Por um Moçambique sem Lepra

A lepra é uma doença que pouco se ouve falar nos nossos dias. Imaginamos mãos e pés sem dedos, faces desfiguradas… e pensamos que já não existe.

Chamo-me Vanda Barnabé e troquei Évora pelas terras quentes de África para partilhar um pouco da minha vida com os leprosos e este povo. Estive 24 meses junto dos doentes de lepra, no distrito rural que envolve a cidade de Nampula, ao Norte de Moçambique. Fui voluntária através da Associação Portuguesa Amigos de Raoul Follereau (APARF) e estive a exercer a minha profissão de enfermeira em favor destes doentes.

Desenvolvi actividades em nome da APARF numa parceria com os serviços de saúde locais, colaborando estreitamente com o Programa Nacional de Controlo de Tuberculose e Lepra (PNCTL), nas suas actividades junto dos doentes de lepra e de tuberculose.

Partia cedo para o mato, na companhia do Enfermeiro Supervisor Distrital do PNCTL, na visita diária a um dos cerca de 30 a 35 locais, entre Centros, Postos de Saúde e Postos de Distribuição de Medicamentos (os vulgares Alpendres, feitos apenas de capim e canas de bambo), que visitávamos mensalmente e onde os doentes de lepra confirmados e os doentes suspeitos se concentravam para nos receber.

Os acessos até estes locais nem sempre eram os melhores.

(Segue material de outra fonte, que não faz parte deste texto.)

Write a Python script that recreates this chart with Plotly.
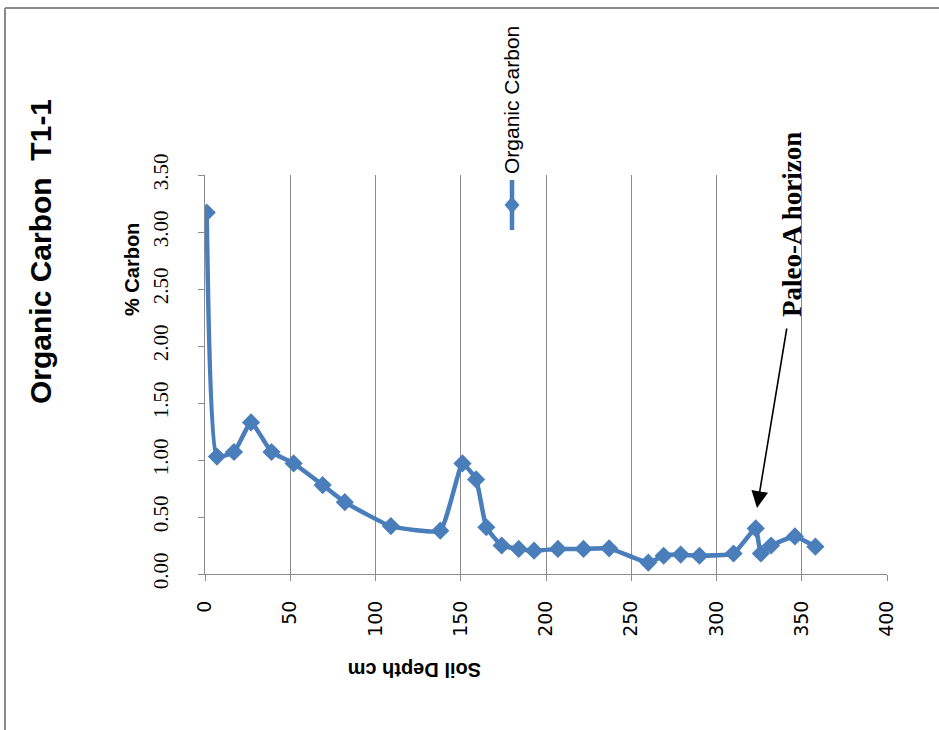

A maioria das picadas (as estradas de terra batida) apresentavam obstáculos como buracos, valetas, areia, troncos, riachos… sendo também frequentados por condutores de bicicleta (o transporte mais usado pelo povo), animais, pessoas, motos, chapas (os autocarros)… pelo que era necessário atenção e alguma destreza manual. Muitas vezes para se chegar a um local demorava-se bastante tempo a percorrer poucos quilómetros, mas compensava ao ver que os doentes esperavam, persistentes, a nossa chegada.

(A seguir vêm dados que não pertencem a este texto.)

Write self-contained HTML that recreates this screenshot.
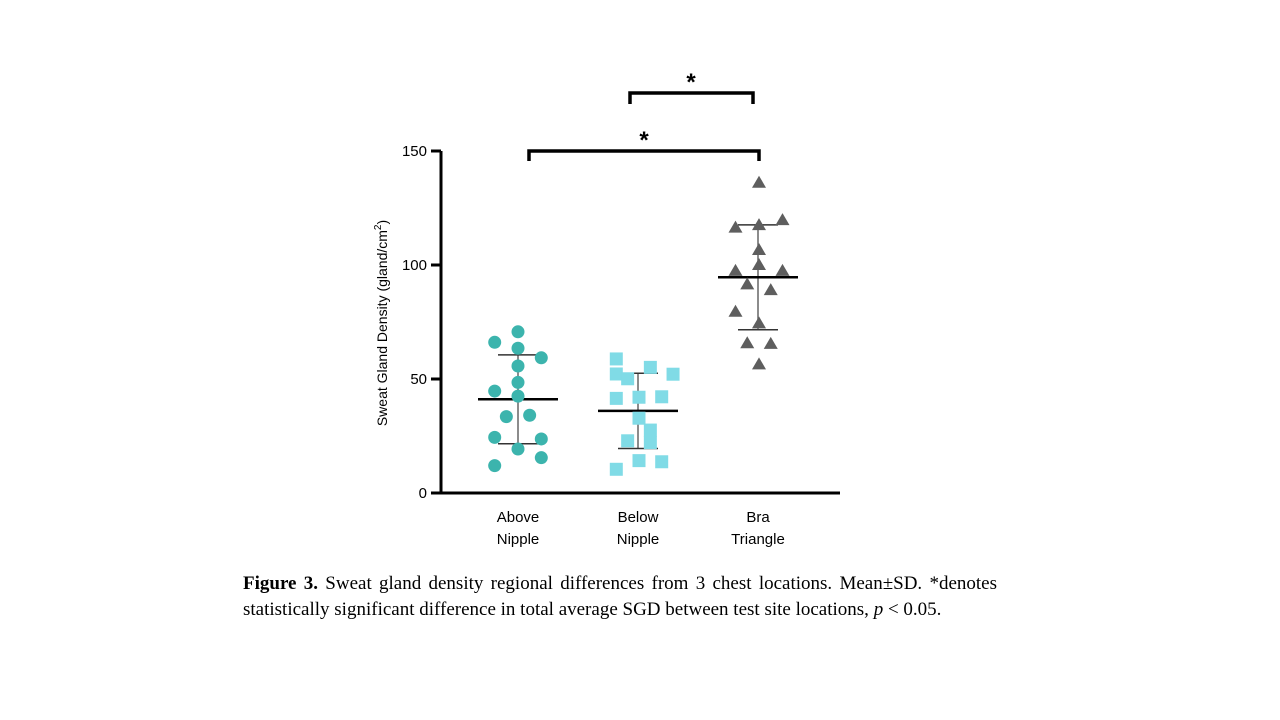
<!DOCTYPE html>
<html><head><meta charset="utf-8"><style>
body{margin:0;background:#fff;width:1280px;height:720px;overflow:hidden;position:relative}
svg{position:absolute;left:0;top:0}
#cap{position:absolute;left:243px;top:571px;width:754px;font-family:"Liberation Serif",serif;font-size:19px;line-height:26px;text-align:justify;color:#000}
</style></head><body>
<svg width="1280" height="720" id="chart"></svg>
<div id="cap"><b>Figure 3.</b> Sweat gland density regional differences from 3 chest locations. Mean±SD. *denotes statistically significant difference in total average SGD between test site locations, <i>p</i> &lt; 0.05.</div>
<script>
const categories=["Above Nipple","Below Nipple","Bra Triangle"];
const aboveX=[0,-1,0,1,0,0,-1,0,-0.5,0.5,-1,1,0,1,-1];
const aboveY=[70.7,66.1,63.5,59.3,55.7,48.5,44.7,42.5,33.5,34.1,24.4,23.7,19.3,15.5,12.0];
const belowX=[-1,-1,0.5,1.5,-0.5,-1,0,1,0,0.5,-0.5,0.5,0,1,-1];
const belowY=[58.8,52.2,55.1,52.1,50.1,41.5,42.0,42.2,32.8,27.6,22.9,22.1,14.2,13.7,10.4];
const braX=[0,1,-1,0,0,0,-1,1,-0.5,0.5,-1,0,-0.5,0.5,0];
const braY=[136.1,119.7,116.4,117.5,106.6,100,97.4,97.4,91.5,89.0,79.5,74.4,65.7,65.4,56.4];
const means=[41.1,36.0,94.6];
const sds=[19.5,16.5,23.0];
const yTicks=[0,50,100,150];
const NS="http://www.w3.org/2000/svg";
const svg=document.getElementById('chart');
const y=v=>493-v*2.28;
const cx=i=>518+i*120;
function mk(t,a,p){const e=document.createElementNS(NS,t);for(const k in a)e.setAttribute(k,a[k]);(p||svg).appendChild(e);return e;}
// axes
let ax=mk('line',{x1:441,y1:151,x2:441,y2:494,stroke:'#000','stroke-width':3});


let xa=mk('line',{x1:440,y1:493,x2:840,y2:493,stroke:'#000','stroke-width':3});


yTicks.forEach(t=>{
 let l=mk('line',{x1:431,y1:y(t),x2:441,y2:y(t),stroke:'#000','stroke-width':3});
 
 
 let tx=mk('text',{x:427,y:y(t)+5,'text-anchor':'end','font-size':15,'font-family':'Liberation Sans, sans-serif'});
 tx.textContent=t;
 
 
});
let yt=mk('text',{transform:'translate(387,323) rotate(-90)','text-anchor':'middle','font-size':14,'font-family':'Liberation Sans, sans-serif'});
yt.innerHTML='Sweat Gland  Density (gland/cm<tspan dy="-6" font-size="10">2</tspan><tspan dy="6">)</tspan>';


categories.forEach((c,i)=>{
 const w=c.split(' ');
 w.forEach((s,j)=>{
  let tx=mk('text',{x:cx(i),y:522+j*22,'text-anchor':'middle','font-size':15,'font-family':'Liberation Sans, sans-serif'});
  tx.textContent=s;
  
  
 });
});
// error bars and means
means.forEach((m,i)=>{
 const g=mk('g',{});
 
 
 mk('line',{x1:cx(i),y1:y(m+sds[i]),x2:cx(i),y2:y(m-sds[i]),stroke:'#666','stroke-width':1.5},g);
 mk('line',{x1:cx(i)-20,y1:y(m+sds[i]),x2:cx(i)+20,y2:y(m+sds[i]),stroke:'#333','stroke-width':1.5},g);
 mk('line',{x1:cx(i)-20,y1:y(m-sds[i]),x2:cx(i)+20,y2:y(m-sds[i]),stroke:'#333','stroke-width':1.5},g);
 mk('line',{x1:cx(i)-40,y1:y(m),x2:cx(i)+40,y2:y(m),stroke:'#000','stroke-width':2.5},g);
});
// points
aboveY.forEach((v,k)=>{
 let c=mk('circle',{cx:cx(0)+aboveX[k]*23.3,cy:y(v),r:6.5,fill:'#3cb4ad'});
 
 
});
belowY.forEach((v,k)=>{
 let r=mk('rect',{x:cx(1)+1+belowX[k]*22.7-6.5,y:y(v)-6.5,width:13,height:13,fill:'#80dbe6'});
 
 
});
braY.forEach((v,k)=>{
 const px=cx(2)+1+braX[k]*23.5,py=y(v);
 let p=mk('polygon',{points:`${px},${py-7} ${px-7},${py+5} ${px+7},${py+5}`,fill:'#5e5e5e'});
 
 
});
// brackets
function bracket(x1,x2,yy,yb,sy,sx){
 let b=mk('polyline',{points:`${x1},${yb} ${x1},${yy} ${x2},${yy} ${x2},${yb}`,fill:'none',stroke:'#000','stroke-width':3.5});
 
 
 let s=mk('text',{x:sx,y:sy,'text-anchor':'middle','font-size':24,'font-weight':'bold','font-family':'Liberation Sans, sans-serif'});
 s.textContent='*';
 
 
}
bracket(529,759,151,161,148,644);
bracket(630,753,93,104,90,691);
</script>
</body></html>
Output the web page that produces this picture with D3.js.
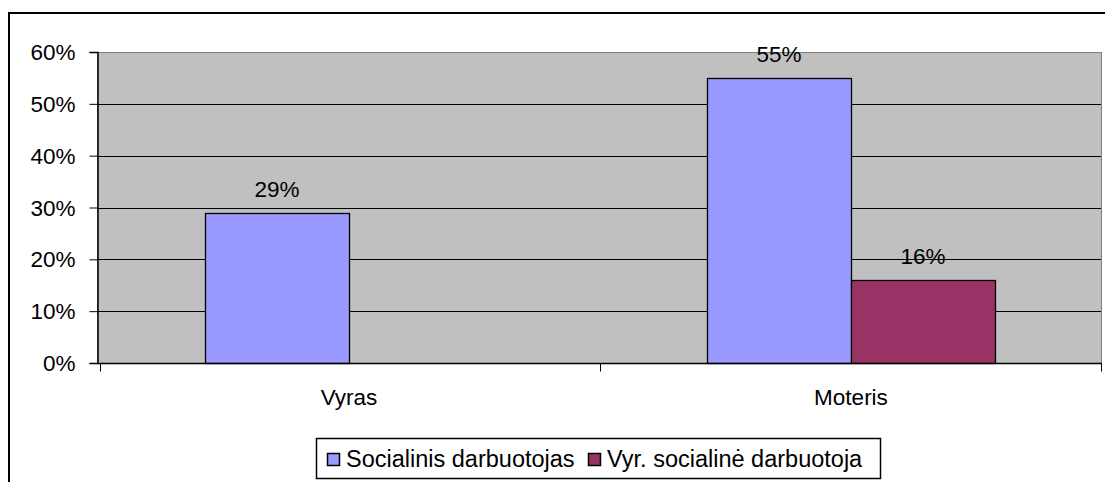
<!DOCTYPE html>
<html>
<head>
<meta charset="utf-8">
<script src="https://cdn.jsdelivr.net/npm/d3@7"></script>
<style>
  body { margin: 0; background: #fff; }
  svg text { font-family: "Liberation Sans", Arial, sans-serif; fill: #000; }
</style>
</head>
<body>
<svg id="chart" width="1105" height="482"></svg>
<script>
// data
const categories = ["Vyras", "Moteris"];
const seriesNames = ["Socialinis darbuotojas", "Vyr. socialinė darbuotoja"];
const socialinis = [0.29, 0.55];
const vyrSocialine = [null, 0.16];
const yTicks = [0, 0.1, 0.2, 0.3, 0.4, 0.5, 0.6];
const colors = ["#9999FF", "#993366"];

let svg = d3.select("#chart");
const plot = { left: 97, top: 52, right: 1101, bottom: 363 };
const labelSize = "22.5px";

// outer chart frame (clipped by the window at right and bottom)
svg.append("rect")
    .attr("x", 9).attr("y", 13)
    .attr("width", 1200).attr("height", 600)
    .attr("fill", "none")
    .attr("stroke", "#000")
    .attr("stroke-width", 2);

let x0 = d3.scaleBand().domain(categories).range([98, 1102]).paddingInner(0).paddingOuter(0);
let x1 = d3.scaleBand().domain(seriesNames).range([0, x0.bandwidth()]).paddingInner(0).paddingOuter(0.743);
let y = d3.scaleLinear().domain([0, 0.6]).range([plot.bottom, plot.top]);

// plot background
svg.append("rect")
    .attr("x", plot.left + 0.5).attr("y", plot.top + 0.5)
    .attr("width", plot.right - plot.left).attr("height", plot.bottom - plot.top)
    .attr("fill", "#C0C0C0")
    .attr("stroke", "#808080")
    .attr("stroke-width", 1);

// gridlines
svg.append("g").selectAll("line")
    .data(yTicks.filter(d => d > 0 && d < 0.6))
    .join("line")
    .attr("x1", plot.left).attr("x2", plot.right)
    .attr("y1", d => Math.round(y(d)) + 0.5).attr("y2", d => Math.round(y(d)) + 0.5)
    .attr("stroke", "#000")
    .attr("stroke-width", 1);

// bars
const series = [socialinis, vyrSocialine];
series.forEach((vals, s) => {
    let g = svg.append("g");
    categories.forEach((c, i) => {
        let v = vals[i];
        if (v == null) return;
        let bx = x0(c) + x1(seriesNames[s]);
        g.append("rect")
            .attr("x", Math.round(bx) + 0.5)
            .attr("y", Math.round(y(v)) + 0.5)
            .attr("width", Math.round(x1.bandwidth()))
            .attr("height", Math.round(y(0)) - Math.round(y(v)))
            .attr("fill", colors[s])
            .attr("stroke", "#000")
            .attr("stroke-width", 1.3);
        g.append("text")
            .attr("x", bx + x1.bandwidth() / 2)
            .attr("y", y(v) - 16)
            .attr("text-anchor", "middle")
            .style("font-size", labelSize)
            .text(Math.round(v * 100) + "%");
    });
});

// y axis
let yAxis = svg.append("g")
    .attr("transform", "translate(" + (plot.left + 0.5) + ",0)")
    .call(d3.axisLeft(y).tickValues(yTicks).tickFormat(d3.format(".0%")).tickSizeOuter(0).tickSize(8).tickPadding(14));
yAxis.select(".domain").attr("stroke", "#000").attr("stroke-width", 1.5);
yAxis.selectAll("text").style("font-size", labelSize).attr("dy", "0.34em");

// x axis
let xAxis = svg.append("g")
    .attr("transform", "translate(0," + (plot.bottom + 0.5) + ")");
xAxis.append("line")
    .attr("x1", plot.left).attr("x2", plot.right + 1)
    .attr("stroke", "#000").attr("stroke-width", 1.5);
let xTickPos = [x0.range()[0] + 2, x0(categories[1]), x0.range()[1] - 1];
xAxis.selectAll("line.tick")
    .data(xTickPos)
    .join("line")
    .attr("class", "tick")
    .attr("x1", d => Math.round(d) + 0.5).attr("x2", d => Math.round(d) + 0.5)
    .attr("y1", 0).attr("y2", 8)
    .attr("stroke", "#000");
xAxis.selectAll("text")
    .data(categories)
    .join("text")
    .attr("x", d => x0(d) + x0.bandwidth() / 2)
    .attr("y", 41)
    .attr("text-anchor", "middle")
    .style("font-size", labelSize)
    .text(d => d);

// legend
let legend = svg.append("g");
legend.append("rect")
    .attr("x", 316.5).attr("y", 438.5)
    .attr("width", 564).attr("height", 40)
    .attr("fill", "#fff")
    .attr("stroke", "#000")
    .attr("stroke-width", 1.5);
const legendX = [327, 588];
seriesNames.forEach((name, i) => {
    legend.append("rect")
        .attr("x", legendX[i] + 0.5).attr("y", 453.5)
        .attr("width", 12).attr("height", 12)
        .attr("fill", colors[i])
        .attr("stroke", "#000")
        .attr("stroke-width", 1.5);
    legend.append("text")
        .attr("x", legendX[i] + 19)
        .attr("y", 467)
        .style("font-size", "23.5px")
        .text(name);
});
</script>
</body>
</html>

A minha acção como voluntária e enfermeira era de supervisionar e auxiliar o enfermeiro da unidade sanitária visitada, na sua actividade junto dos doentes de lepra. Iniciavam-se os trabalhos com a ajuda do voluntário do PNCTL que traduzia de makhua (o dialecto falado pela maioria da população na província de Nampula) para português tudo o que se falava com os doentes. Estes eram observados para fazer o possível diagnóstico da doença; reavaliados motora e sensitivamente, a nível dos principais troncos nervosos periféricos que são mais afectados pela doença de lepra. Do mesmo modo, eram também observados com especial atenção olhos, mãos e pés, para despistar possíveis zonas insensíveis que mais tarde poderiam desenvolver feridas, bastante complicadas de tratar e curar, devido à falta de sensibilidade que a lepra provoca.

Para além do medicamento gratuito que recebiam, a APARF, na minha pessoa, distribuía alguns géneros, que podem parecer coisas sem importância mas que ali são bens de primeira necessidade, como barras de sabão, sacos de sal, mantas, calçado adaptado às deformidades dos doentes, pão, roupa, outros medicamentos, … sorrisos e palavras de incentivo, que ajudavam a motivar para regressar no próximo mês ao mesmo local para nova concentração e nova visita.

O trabalho que realizei junto destes doentes alargou a minha visão sobre a doença de lepra e sobre o mundo em que vivemos. Pelo facto de ser enfermeira e poder assim realizar voluntariado na mesma área profissional foi uma experiência muito rica e interessante para mim. Senti-me útil por partilhar conhecimentos e experiência mas sinto que ganhei muito mais do que partilhei e ofereci aos leprosos nestes 24 meses de voluntariado.